Environment Ministry: No risk of Russian oil spill endangering Bulgarian waters
Bulgaria’s Ministry of Environment and Water is monitoring the situation caused by the oil spill near the Kerch Strait and there is no risk of significant oil pollution reaching the western part of the Black Sea and endangering Bulgarian territorial waters and the Bulgarian coast, the ministry said on December 16.
Caretaker Minister of Environment and Water Petar Dimitrov is in contact with the Ministers of Environment of Romania and Ukraine, the statement said.
The Ministry of Environment and Water has also requested information from Türkiye and Georgia.
As a result of a strong sea storm yesterday, two tankers were involved in a disaster in the Kerch Strait, one of which has already sunk, the ministry said.

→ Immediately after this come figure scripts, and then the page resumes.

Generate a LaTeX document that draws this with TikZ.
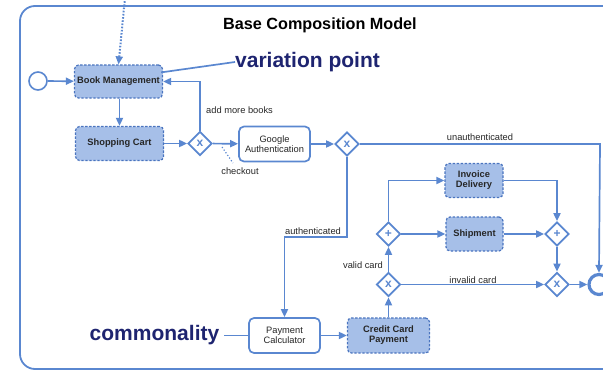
\documentclass[tikz,border=0pt]{standalone}
\usepackage{fontspec}
\setmainfont{Liberation Sans}
\usetikzlibrary{arrows.meta,shapes.geometric,calc}

\definecolor{flow}{HTML}{5A87D0}
\definecolor{taskfill}{HTML}{A6BFE8}
\definecolor{taskedge}{HTML}{4A74BF}
\definecolor{navy}{HTML}{1E2470}
\definecolor{labelgray}{HTML}{262626}

\tikzset{
  flowline/.style={draw=flow, line width=1.7pt, -{Triangle[length=8pt,width=7pt]}},
  plainline/.style={draw=flow, line width=1.7pt},
  vartask/.style={draw=taskedge, fill=taskfill, line width=1.2pt,
    dash pattern=on 2.4pt off 1.6pt, rounded corners=4pt,
    font=\fontsize{9.3}{11}\selectfont\bfseries, text=black!85,
    align=center, inner sep=0pt},
  plaintask/.style={draw=flow, fill=white, line width=1.7pt, rounded corners=5pt,
    font=\fontsize{9.3}{11}\selectfont, text=black!85, align=center, inner sep=0pt},
  gate/.style={diamond, draw=flow, fill=white, line width=1.7pt,
    minimum width=24pt, minimum height=24pt, inner sep=0pt,
    text=flow, font=\fontsize{12}{12}\selectfont\bfseries},
  flowlabel/.style={font=\fontsize{9.3}{11}\selectfont, text=labelgray, inner sep=0pt},
  callout/.style={font=\fontsize{21}{24}\selectfont\bfseries, text=navy, inner sep=0pt}
}

\begin{document}
\begin{tikzpicture}[x=1pt,y=-1pt]
\useasboundingbox (0,0) rectangle (603,370);
\clip (0,0) rectangle (603,370);

% pool frame
\draw[flow, line width=1.8pt, rounded corners=15pt] (20,369) -- (20,6) -- (720,6) -- (720,369) -- cycle;

% title
\node[font=\fontsize{16.2}{19}\selectfont\bfseries, inner sep=0pt] (title) at (320,25) {Base Composition Model};

% events
\node[circle, draw=flow, fill=white, line width=1.6pt, minimum size=18pt, inner sep=0pt] (start) at (38,81) {};
\node[circle, draw=flow, fill=white, line width=3.2pt, minimum size=20pt, inner sep=0pt] (end) at (599,284.5) {};

% tasks
\node[vartask, minimum width=88pt, minimum height=33pt] (bm) at (118.5,81.5) {Book Management};
\node[vartask, minimum width=88pt, minimum height=34pt] (sc) at (119.5,143.5) {Shopping Cart};
\node[plaintask, minimum width=71pt, minimum height=35pt] (ga) at (274.5,144) {Google\\[-1pt]Authentication};
\node[plaintask, minimum width=71pt, minimum height=35pt] (pc) at (284.5,335.5) {Payment\\[-1pt]Calculator};
\node[vartask, minimum width=82pt, minimum height=35pt] (ccp) at (388.5,335.5) {Credit Card\\[-1pt]Payment};
\node[vartask, minimum width=58pt, minimum height=34pt] (inv) at (474,180.5) {Invoice\\[-1pt]Delivery};
\node[vartask, minimum width=57pt, minimum height=34pt] (ship) at (474.5,234) {Shipment};

% gateways
\node[gate] (g1) at (200,143.5) {x};
\node[gate] (g2) at (347,144) {x};
\node[gate] (g3) at (388.5,284.5) {x};
\node[gate] (p1) at (388.5,234) {+};
\node[gate] (p2) at (557,234) {+};
\node[gate] (g4) at (557,284.5) {x};

% callouts
\node[callout, anchor=west] (vp) at (235,62) {variation point};
\node[callout] (comm) at (154.5,335.5) {commonality};
\draw[plainline] (vp.west) -- ($(bm.north east)+(-2,8)$);
\draw[plainline] ($(comm.east)+(5,0)$) -- (pc.west);

% incoming dotted association from above
\coordinate (src) at (125,-2);
\draw[draw=flow, line width=2pt, dash pattern=on 1.6pt off 1.6pt, -{Triangle[length=8pt,width=7pt]}] (src) -- (bm.north);

% sequence flows
\draw[flowline] (start) -- (bm);
\draw[flowline] (bm.south -| sc.north) -- (sc.north);
\draw[flowline] (sc) -- (g1);
\draw[flowline] (g1.north) |- (bm.east);
\node[flowlabel, anchor=west] (addmore) at (206,110) {add more books};
\draw[flowline] (g1) -- (ga);
\coordinate (chkA) at (222,147);
\coordinate (chkB) at (233,163);
\draw[flow, line width=1.2pt, dotted] (chkA) -- (chkB);
\node[flowlabel] (chk) at (240,171) {checkout};
\draw[flowline] (ga) -- (g2);

\coordinate (unauthcorner) at (600,144);
\draw[flowline] (g2.east) -- (unauthcorner) -- (end.north);
\node[flowlabel] (unauth) at (480,137) {unauthenticated};

\coordinate (authcorner) at (347,237);
\draw[flowline] (g2.south) -- (authcorner) -| (pc.north);
\node[flowlabel] (auth) at (313,231) {authenticated};

\draw[flowline] (pc) -- (ccp);
\draw[flowline] (ccp.north) -- (g3.south);
\draw[flowline] (g3.north) -- (p1.south);
\node[flowlabel] (valid) at (363,265) {valid card};
\draw[flowline] (p1.north) |- (inv.west);
\draw[flowline] (p1.east) -- (ship.west);
\draw[flowline] (inv.east) -| (p2.north);
\draw[flowline] (ship.east) -- (p2.west);
\draw[flowline] (p2.south) -- (g4.north);
\draw[flowline] (g3.east) -- (g4.west);
\node[flowlabel] (invalid) at (473,280) {invalid card};
\draw[flowline] (g4.east) -- (end.west);
\end{tikzpicture}
\end{document}
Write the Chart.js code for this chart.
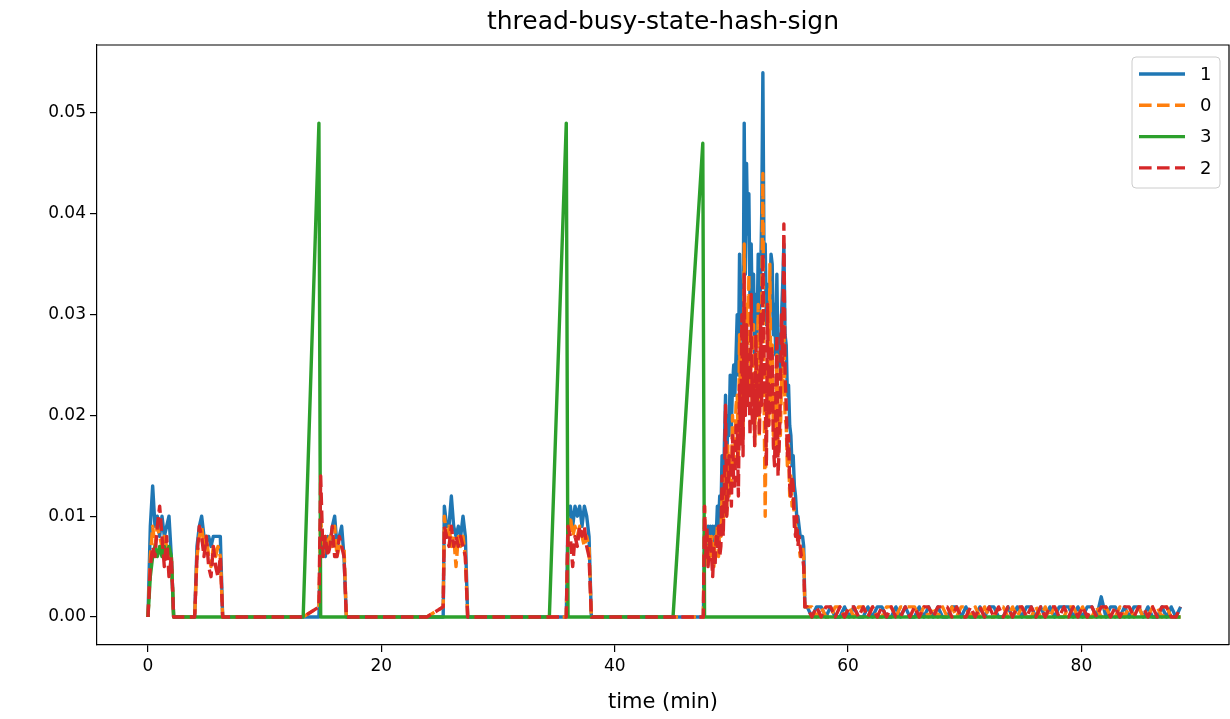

The statement said that the tankers are Russian and so far Russia has not reported how much oil products have been spilled into the sea, but it can be assumed, based on the capacity of the tankers, that several thousand tons of oil products have been spilled.
The incident is similar to that of November 2007, when several tankers sank in the strait and 1300 tons of oil were spilled immediately after the incident, and a total of over 8000 tons.
Parts of the oil pollution that reach the interior of the Black Sea will likely remain in circulation eddies.
“There is no risk of significant oil pollution reaching the western part of the Black Sea and endangering Bulgarian territorial waters and the Bulgarian coast,” the ministry said.
The Black Sea Region Basin Directorate has been carrying out regular monitoring of sea waters since the beginning of the war in Ukraine and after the incident in Nova Kakhovka until now, including for oil and oil products, and if necessary, an extraordinary survey will be carried out.
Scientists from Bulgaria’s national meteorological bureau are monitoring incoming information (including satellite images) and are prepared to use computer numerical models to predict the spread of oil spills.
The forecast for the wind over the Black Sea over the next four days by Associate Professor Nikolai Valchev, an expert in hydrodynamics from the Bulgarian Academy of Sciences, is for trong winds from the western quarter with gusts of about 25 m/s.
This will create conditions for the formation of a local circulation (anticyclonic vortex), which will keep the flow of pollutants from the Kerch Strait in a relatively narrow water area in the northwestern part of the basin.
This situation will create conditions for delayed penetration and possible spread of polluted waters to the water area of Ukraine.
The Ministry of Environment and Water will inform the public at any time when new information on the case is received, the statement said.